EXERCISE BRIEF:
Begin with the opening line of the records and extract each line through the one holding "return (H - B - y) / ph"; pictures are not part of the copy.

--- Start of DATA PROVIDED ---

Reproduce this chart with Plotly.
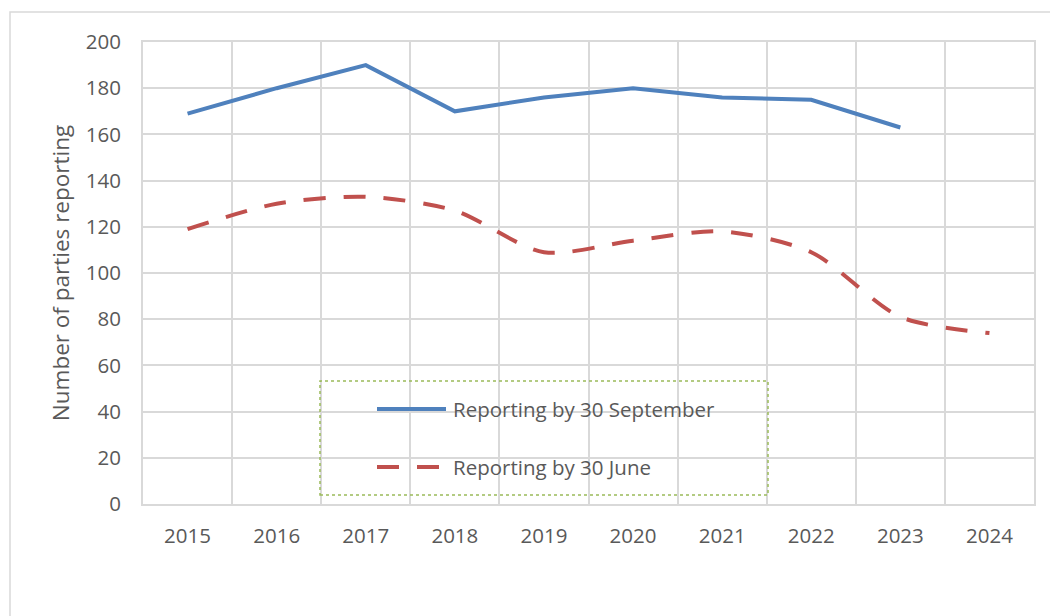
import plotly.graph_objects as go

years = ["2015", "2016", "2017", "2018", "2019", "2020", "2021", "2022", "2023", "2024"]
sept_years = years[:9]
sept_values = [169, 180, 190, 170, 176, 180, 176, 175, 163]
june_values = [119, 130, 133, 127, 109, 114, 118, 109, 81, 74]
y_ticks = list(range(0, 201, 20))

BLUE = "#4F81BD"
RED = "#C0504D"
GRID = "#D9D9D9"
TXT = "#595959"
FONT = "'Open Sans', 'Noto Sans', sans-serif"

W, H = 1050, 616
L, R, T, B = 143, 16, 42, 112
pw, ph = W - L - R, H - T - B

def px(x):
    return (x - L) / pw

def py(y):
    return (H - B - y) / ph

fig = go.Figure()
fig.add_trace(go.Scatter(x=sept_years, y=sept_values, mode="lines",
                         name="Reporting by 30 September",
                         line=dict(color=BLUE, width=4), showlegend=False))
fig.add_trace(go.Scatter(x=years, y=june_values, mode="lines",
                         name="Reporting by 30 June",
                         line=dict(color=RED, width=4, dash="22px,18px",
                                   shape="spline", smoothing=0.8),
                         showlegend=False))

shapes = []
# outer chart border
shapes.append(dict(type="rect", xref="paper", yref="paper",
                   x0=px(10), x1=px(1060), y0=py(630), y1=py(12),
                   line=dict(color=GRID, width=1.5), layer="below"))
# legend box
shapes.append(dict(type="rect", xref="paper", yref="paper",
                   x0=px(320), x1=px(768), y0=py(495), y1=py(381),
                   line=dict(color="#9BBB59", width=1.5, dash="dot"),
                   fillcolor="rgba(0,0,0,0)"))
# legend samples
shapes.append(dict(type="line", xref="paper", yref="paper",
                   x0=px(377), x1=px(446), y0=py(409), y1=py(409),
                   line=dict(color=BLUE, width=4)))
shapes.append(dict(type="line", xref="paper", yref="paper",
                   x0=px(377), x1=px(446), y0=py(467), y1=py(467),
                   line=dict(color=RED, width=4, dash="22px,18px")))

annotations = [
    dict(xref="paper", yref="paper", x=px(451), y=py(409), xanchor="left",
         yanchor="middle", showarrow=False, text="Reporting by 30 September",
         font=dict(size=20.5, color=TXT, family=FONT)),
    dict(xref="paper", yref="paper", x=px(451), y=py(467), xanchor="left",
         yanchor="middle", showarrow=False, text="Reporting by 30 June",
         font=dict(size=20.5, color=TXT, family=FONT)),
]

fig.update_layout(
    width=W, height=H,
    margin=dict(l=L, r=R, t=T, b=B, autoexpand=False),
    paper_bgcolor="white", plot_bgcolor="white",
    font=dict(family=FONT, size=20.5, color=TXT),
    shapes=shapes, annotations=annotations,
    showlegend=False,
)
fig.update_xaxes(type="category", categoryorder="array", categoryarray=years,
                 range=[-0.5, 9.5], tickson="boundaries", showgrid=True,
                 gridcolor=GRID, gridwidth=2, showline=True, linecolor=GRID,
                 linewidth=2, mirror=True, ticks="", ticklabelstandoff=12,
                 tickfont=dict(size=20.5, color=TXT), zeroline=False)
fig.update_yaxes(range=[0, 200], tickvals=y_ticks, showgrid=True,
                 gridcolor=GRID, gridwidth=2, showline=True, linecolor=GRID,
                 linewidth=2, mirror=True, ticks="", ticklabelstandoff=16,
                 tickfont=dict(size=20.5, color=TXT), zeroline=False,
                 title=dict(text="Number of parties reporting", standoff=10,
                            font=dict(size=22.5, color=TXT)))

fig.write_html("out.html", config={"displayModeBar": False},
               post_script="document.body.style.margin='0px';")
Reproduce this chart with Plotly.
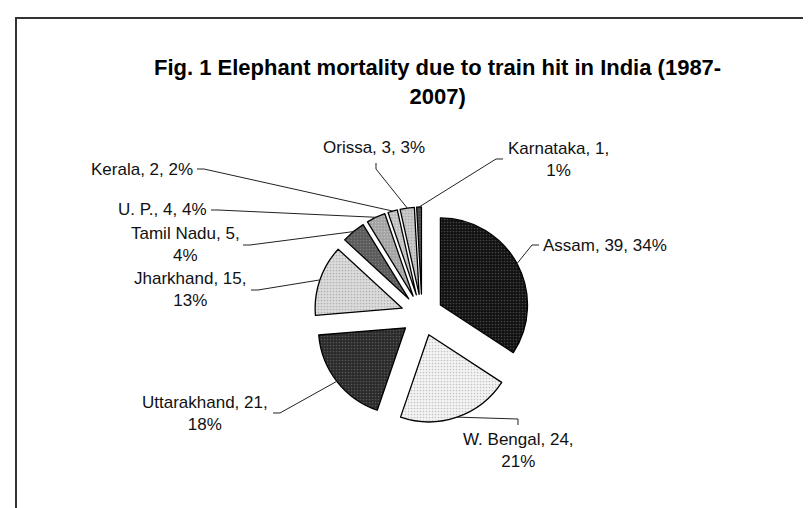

--- End of DATA PROVIDED ---

SOLUTION TO THIS EXERCISE:
Reproduce this chart with Plotly.
import plotly.graph_objects as go

years = ["2015", "2016", "2017", "2018", "2019", "2020", "2021", "2022", "2023", "2024"]
sept_years = years[:9]
sept_values = [169, 180, 190, 170, 176, 180, 176, 175, 163]
june_values = [119, 130, 133, 127, 109, 114, 118, 109, 81, 74]
y_ticks = list(range(0, 201, 20))

BLUE = "#4F81BD"
RED = "#C0504D"
GRID = "#D9D9D9"
TXT = "#595959"
FONT = "'Open Sans', 'Noto Sans', sans-serif"

W, H = 1050, 616
L, R, T, B = 143, 16, 42, 112
pw, ph = W - L - R, H - T - B

def px(x):
    return (x - L) / pw

def py(y):
    return (H - B - y) / ph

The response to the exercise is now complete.